» **Your task**
Quote the listing in full, exactly as given, minus any pictures.

» **Data shown**
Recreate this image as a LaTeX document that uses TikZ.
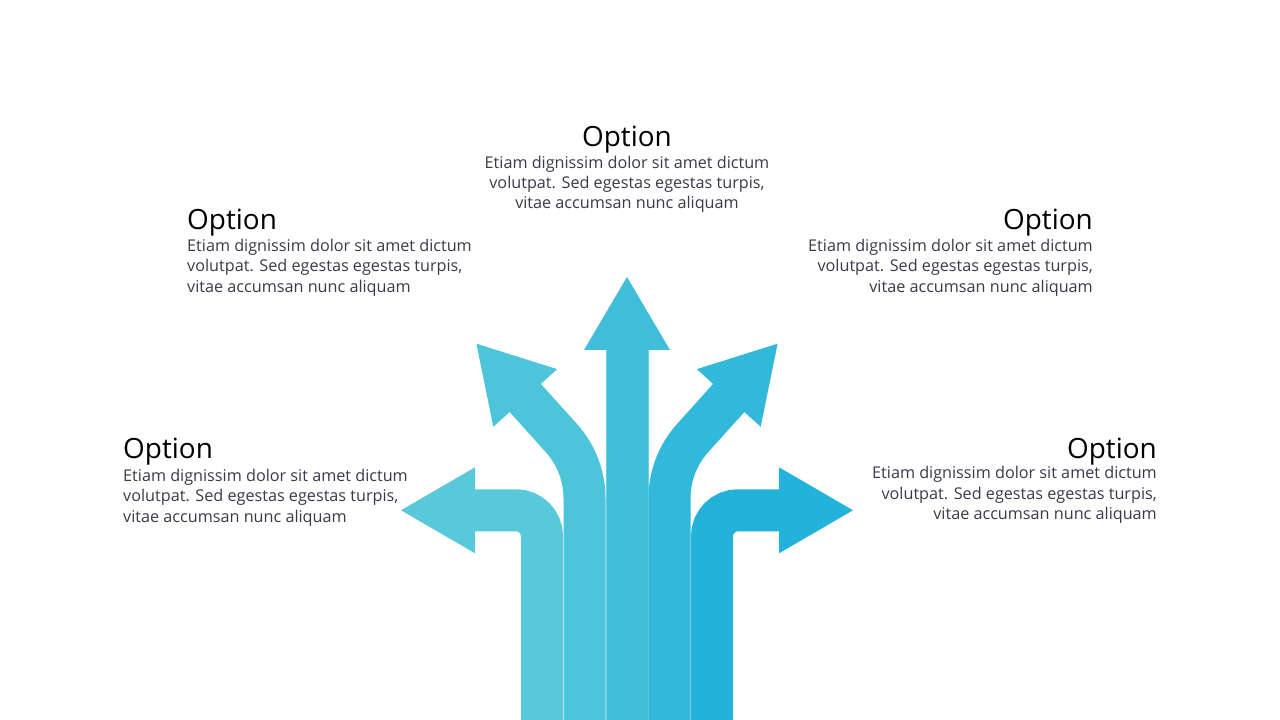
\documentclass[tikz,border=0pt]{standalone}
\usepackage{fontspec}
\setmainfont{Open Sans}
\usetikzlibrary{positioning}
\definecolor{bandA}{HTML}{5AC8DB}
\definecolor{bandB}{HTML}{4CC4DA}
\definecolor{bandC}{HTML}{3FBDD9}
\definecolor{bandD}{HTML}{31B8DB}
\definecolor{bandE}{HTML}{23B2DA}
\definecolor{edgeC}{HTML}{6CD0E4}
\definecolor{textgray}{HTML}{3A3A4A}
\tikzset{band/.style = {line width = 42, line cap = butt}}
\tikzset{opttitle/.style = {inner sep = 0, font = \fontsize{27.9}{32}\selectfont}}
\tikzset{opttext/.style = {inner sep = 0, text = textgray,
                           font = \fontsize{16.2}{20.3}\selectfont}}
\begin{document}
\begin{tikzpicture}[x = 1pt, y = 1pt]
    \useasboundingbox [fill = white] (0, 0) rectangle (1280, 720);
    % left
    \draw [band, bandA] (542, 0) -- (542, 183.7) arc (0:90:26) -- (473, 209.7);
    \fill [bandA] (475, 252.7) -- (401, 209.7) -- (475, 166.7) -- cycle;
    % up left
    \draw [band, bandB] (584.5, 0) -- (584.5, 221.7) arc (0:42:90)
      -- ++(132:56) coordinate (ul);
    \begin{scope}[shift = {(ul)}, rotate = 132]
      \fill [bandB] (-2, 43) -- (71, 0) -- (-2, -43) -- cycle;
    \end{scope}
    % up
    \fill [bandC] (606, 0) -- (606, 370) -- (584, 370) -- (627, 443)
      -- (670, 370) -- (648, 370) -- (648, 0) -- cycle;
    \draw [edgeC, line width = 0.6] (606, 0) -- (606, 370);
    \draw [edgeC, line width = 0.6] (648, 0) -- (648, 370);
    % up right
    \draw [band, bandD] (669.5, 0) -- (669.5, 221.7) arc (180:138:90)
      -- ++(48:56) coordinate (ur);
    \begin{scope}[shift = {(ur)}, rotate = 48]
      \fill [bandD] (-2, 43) -- (71, 0) -- (-2, -43) -- cycle;
    \end{scope}
    % right
    \draw [band, bandE] (712, 0) -- (712, 183.7) arc (180:90:26) -- (781, 209.7);
    \fill [bandE] (779, 252.7) -- (853, 209.7) -- (779, 166.7) -- cycle;

    % texts
    \node [opttitle, anchor = base] (topT) at (627, 573) {Option};
    \node [opttext, anchor = base, align = center] (topB) at (627, 511)
      {Etiam dignissim dolor sit amet dictum\\ volutpat. Sed egestas egestas turpis,\\ vitae accumsan nunc aliquam};
    \node [opttitle, anchor = base west] (ulT) at (187, 490) {Option};
    \node [opttext, anchor = base west, align = left] (ulB) at (187, 427.9)
      {Etiam dignissim dolor sit amet dictum\\ volutpat. Sed egestas egestas turpis,\\ vitae accumsan nunc aliquam};
    \node [opttitle, anchor = base east] (urT) at (1093, 490) {Option};
    \node [opttext, anchor = base east, align = right] (urB) at (1093, 427.9)
      {Etiam dignissim dolor sit amet dictum\\ volutpat. Sed egestas egestas turpis,\\ vitae accumsan nunc aliquam};
    \node [opttitle, anchor = base west] (lT) at (123, 261) {Option};
    \node [opttext, anchor = base west, align = left] (lB) at (123, 197.9)
      {Etiam dignissim dolor sit amet dictum\\ volutpat. Sed egestas egestas turpis,\\ vitae accumsan nunc aliquam};
    \node [opttitle, anchor = base east] (rT) at (1157, 261.8) {Option};
    \node [opttext, anchor = base east, align = right] (rB) at (1157, 200.4)
      {Etiam dignissim dolor sit amet dictum\\ volutpat. Sed egestas egestas turpis,\\ vitae accumsan nunc aliquam};
  \end{tikzpicture}
\end{document}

» **Problem solution**
Recreate this image as a LaTeX document that uses TikZ.
\documentclass[tikz,border=0pt]{standalone}
\usepackage{fontspec}
\setmainfont{Open Sans}
\usetikzlibrary{positioning}
\definecolor{bandA}{HTML}{5AC8DB}
\definecolor{bandB}{HTML}{4CC4DA}
\definecolor{bandC}{HTML}{3FBDD9}
\definecolor{bandD}{HTML}{31B8DB}
\definecolor{bandE}{HTML}{23B2DA}
\definecolor{edgeC}{HTML}{6CD0E4}
\definecolor{textgray}{HTML}{3A3A4A}
\tikzset{band/.style = {line width = 42, line cap = butt}}
\tikzset{opttitle/.style = {inner sep = 0, font = \fontsize{27.9}{32}\selectfont}}
\tikzset{opttext/.style = {inner sep = 0, text = textgray,
                           font = \fontsize{16.2}{20.3}\selectfont}}
\begin{document}
\begin{tikzpicture}[x = 1pt, y = 1pt]
    \useasboundingbox [fill = white] (0, 0) rectangle (1280, 720);
    % left
    \draw [band, bandA] (542, 0) -- (542, 183.7) arc (0:90:26) -- (473, 209.7);
    \fill [bandA] (475, 252.7) -- (401, 209.7) -- (475, 166.7) -- cycle;
    % up left
    \draw [band, bandB] (584.5, 0) -- (584.5, 221.7) arc (0:42:90)
      -- ++(132:56) coordinate (ul);
    \begin{scope}[shift = {(ul)}, rotate = 132]
      \fill [bandB] (-2, 43) -- (71, 0) -- (-2, -43) -- cycle;
    \end{scope}
    % up
    \fill [bandC] (606, 0) -- (606, 370) -- (584, 370) -- (627, 443)
      -- (670, 370) -- (648, 370) -- (648, 0) -- cycle;
    \draw [edgeC, line width = 0.6] (606, 0) -- (606, 370);
    \draw [edgeC, line width = 0.6] (648, 0) -- (648, 370);
    % up right
    \draw [band, bandD] (669.5, 0) -- (669.5, 221.7) arc (180:138:90)
      -- ++(48:56) coordinate (ur);
    \begin{scope}[shift = {(ur)}, rotate = 48]
      \fill [bandD] (-2, 43) -- (71, 0) -- (-2, -43) -- cycle;
    \end{scope}
    % right
    \draw [band, bandE] (712, 0) -- (712, 183.7) arc (180:90:26) -- (781, 209.7);
    \fill [bandE] (779, 252.7) -- (853, 209.7) -- (779, 166.7) -- cycle;

    % texts
    \node [opttitle, anchor = base] (topT) at (627, 573) {Option};
    \node [opttext, anchor = base, align = center] (topB) at (627, 511)
      {Etiam dignissim dolor sit amet dictum\\ volutpat. Sed egestas egestas turpis,\\ vitae accumsan nunc aliquam};
    \node [opttitle, anchor = base west] (ulT) at (187, 490) {Option};
    \node [opttext, anchor = base west, align = left] (ulB) at (187, 427.9)
      {Etiam dignissim dolor sit amet dictum\\ volutpat. Sed egestas egestas turpis,\\ vitae accumsan nunc aliquam};
    \node [opttitle, anchor = base east] (urT) at (1093, 490) {Option};
    \node [opttext, anchor = base east, align = right] (urB) at (1093, 427.9)
      {Etiam dignissim dolor sit amet dictum\\ volutpat. Sed egestas egestas turpis,\\ vitae accumsan nunc aliquam};
    \node [opttitle, anchor = base west] (lT) at (123, 261) {Option};
    \node [opttext, anchor = base west, align = left] (lB) at (123, 197.9)
      {Etiam dignissim dolor sit amet dictum\\ volutpat. Sed egestas egestas turpis,\\ vitae accumsan nunc aliquam};
    \node [opttitle, anchor = base east] (rT) at (1157, 261.8) {Option};
    \node [opttext, anchor = base east, align = right] (rB) at (1157, 200.4)
      {Etiam dignissim dolor sit amet dictum\\ volutpat. Sed egestas egestas turpis,\\ vitae accumsan nunc aliquam};
  \end{tikzpicture}
\end{document}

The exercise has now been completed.